UK Security Protects Global Business Expansion
In February 2014, the Home Secretary launched the first Government Security Exports Strategy. This is a joint initiative by UKTI’s Defence and Security Organisation (UKTI DSO) and the Office for Security and Counter Terrorism (OSCT) at the Home Office.
The UK has gained a strong reputation internationally for its security expertise. The Government lists a number of reasons for this including, “Our agencies and police are amongst the best in the world; our strategies for tackling terrorism and crime are well regarded.”
The UK is noted too for the level of cooperation between the private security sector and the police and other agencies – not least through such forums as the City of London Crime Prevention Association.
The latest Government initiative recognises that “achieving a significant increase in security exports is important to industry as well as to the UK’s National Security Strategy. Security exports facilitate security cooperation and contribute to our prosperity”.
UK service providers that offer full guarding, CCTV monitoring, investigations and investigations services across Europe are increasingly in demand by UK clients to support their overseas expansion. For the user this ensures consistency in operational processes and systems, to maintain common standards across the organisation.
Also, UK providers are seen as more independent than indigenous service providers and less prone to local influence – such as from criminal gangs. This is particularly the case for businesses that want to realise new commercial opportunities in the EU accession states, quickly and securely.

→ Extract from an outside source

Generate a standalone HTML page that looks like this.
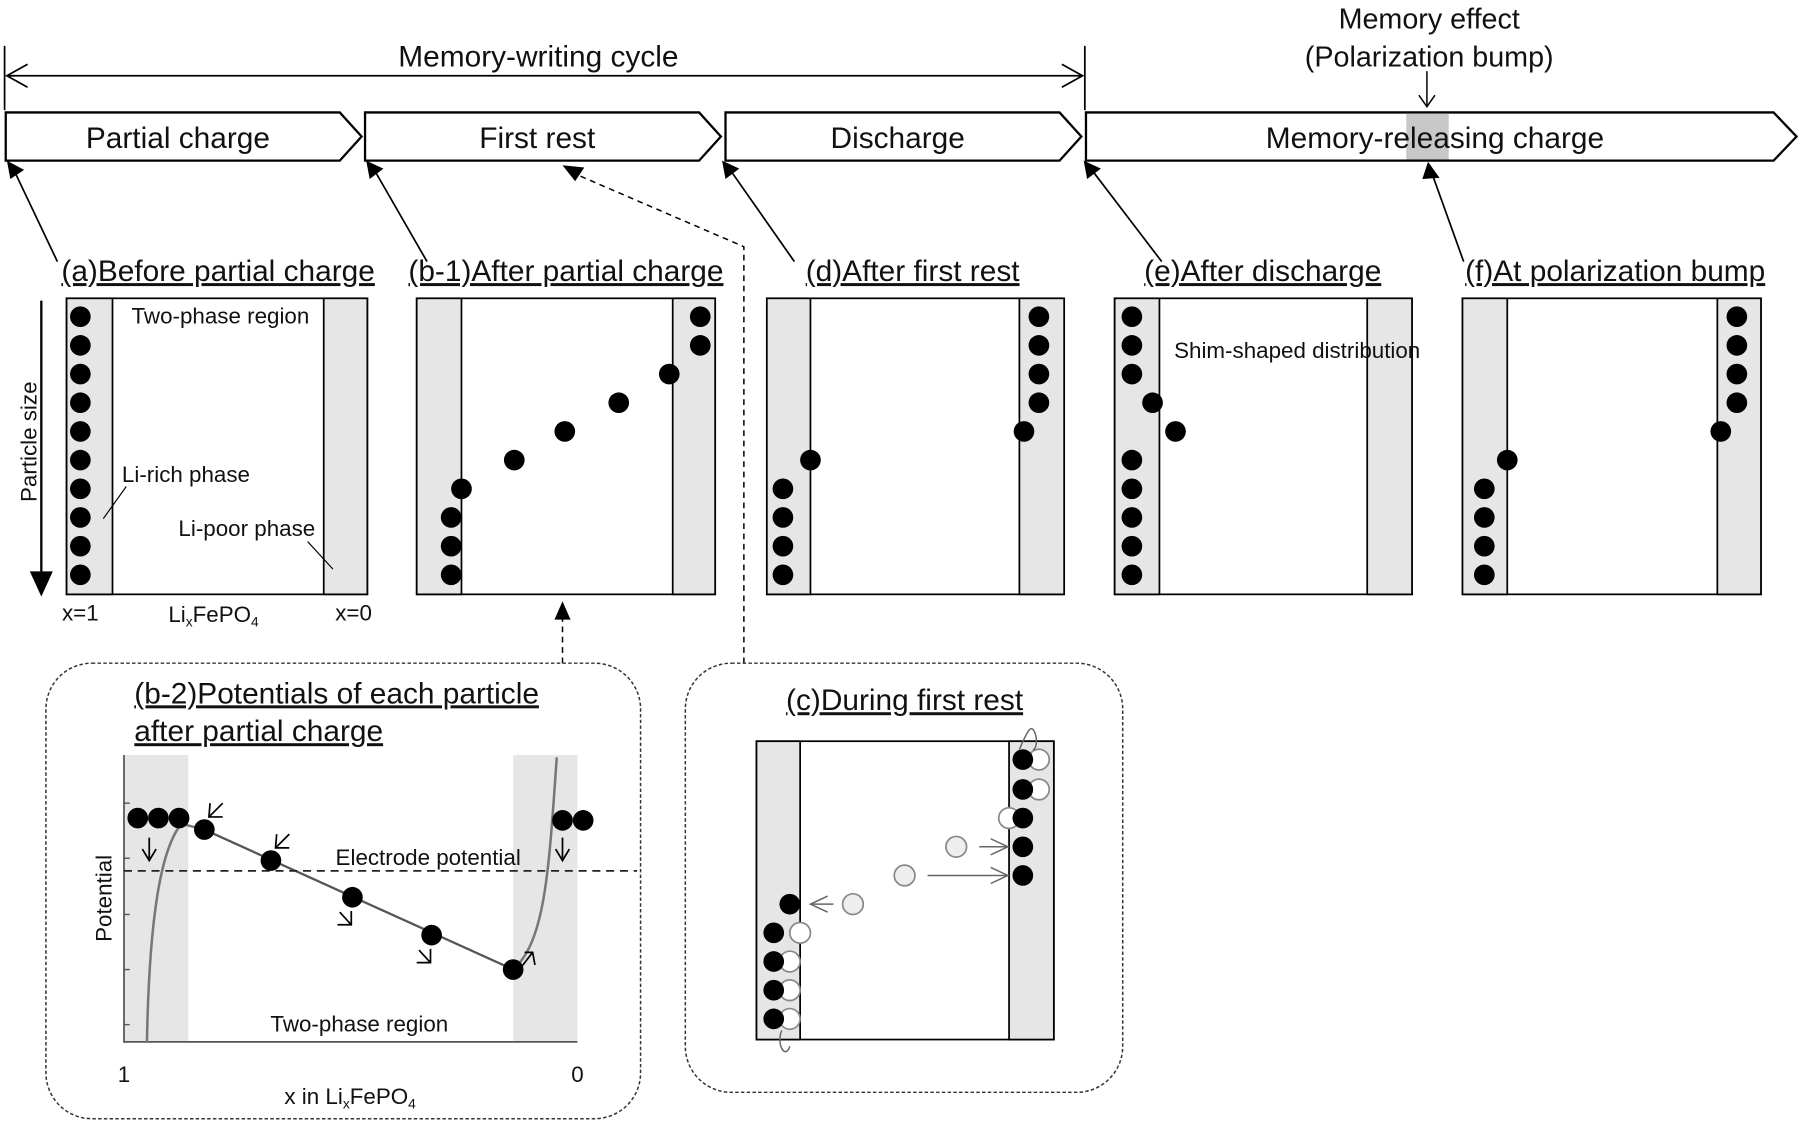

The Bribery Act 2010 probably reinforces the UK’s standing because of the trans-national application of the Act for UK companies. Described as “the toughest anti-corruption legislation in the world”, it allows for the prosecution of an individual or company with links to the United Kingdom, regardless of where the crime occurs.
New opportunities are presented by the range of security systems and processes that can now be operated remotely over IP (Internet Protocol) from the UK, particularly with improvements in national telecoms networks globally.
This is achievable through the service provider that can monitor and manage premises, staff and vehicle fleets remotely through an intelligence network from a UK control centre. Almost any system that is web-enabled can be supported remotely – including not only security but other building services, such as lighting and HVAC (Heating, Ventilation and Air Conditioning). This contributes considerably to the total return on investment.
The range of services and signals monitored can include: CCTV, staff time and attendance, vehicle tracking, access control and lift, RFID tags and fire and intruder alarms. The security centre can despatch local emergency response teams 24-7, and deploy security staff daily, based on business needs, recorded incidents and the risk profile of each site location.
Protecting areas of vulnerability
Logistical chains and movement of goods in particular present a major area of vulnerability, both from the threat of hijacking as well as criminal collusion with drivers. Remote monitoring with GPS and two-way communication enables the intelligence centre to track delivery vehicles from the warehouse to the retail outlet, with the arrival viewed on live CCTV.
Remote monitoring and security-assisted deliveries have proven to offer major cost savings for retailers by reducing the size of teams required for delivery and receiving goods, and also achieving faster turnarounds – particularly at night and in remote locations.
Internal alarms in access areas and loading bays can be switched off from the control centre and illuminated, whilst a ‘man down’ device offers additional worker protection during unloading. The process is reversed and the area locked down securely when the delivery is completed.
An intelligence network of this kind also enables a wealth of data to be collected and mined centrally. This includes information not only on security related issues, but also on footfall and space occupancy for marketing and other purposes, which all contributes to the return on security investment.
In conclusion, the availability of web-based security technology is enabling retailers and corporates operating overseas to benefit directly from UK’s expertise in the sector cost-effectively. For a copy of the “UK Exporters’ Security Report” E: firstname.lastname@example.org
International Security Strategy Tips
The following tips can help security managers to protect multiple properties in international territories:
- Understand the risks: assess the risk profiles of the key stages of your business processes in each country – they will almost certainly vary from one territory to another.
- Centralise or localise? An overarching international strategy is required, with ‘ownership’ at board level. ‘Tactical’ decision-making at country-level can then take account of local conditions and security needs – but consider point 3.
- Monitoring and management: the deployment of security services over IP from the UK offers a high level of management control and protection from one central location – such as for CCTV monitoring, access control and alarm monitoring.
- Find a security partner: there is usually a steep learning curve for each new country, so seek out a specialist services’ provider experienced in overseas markets.
- Be prepared to ‘trouble-shoot’ at short notice: be ready to fly to the location to resolve problems directly. Ensure regular security audits and vulnerability testing – and test purchasing for retail operations.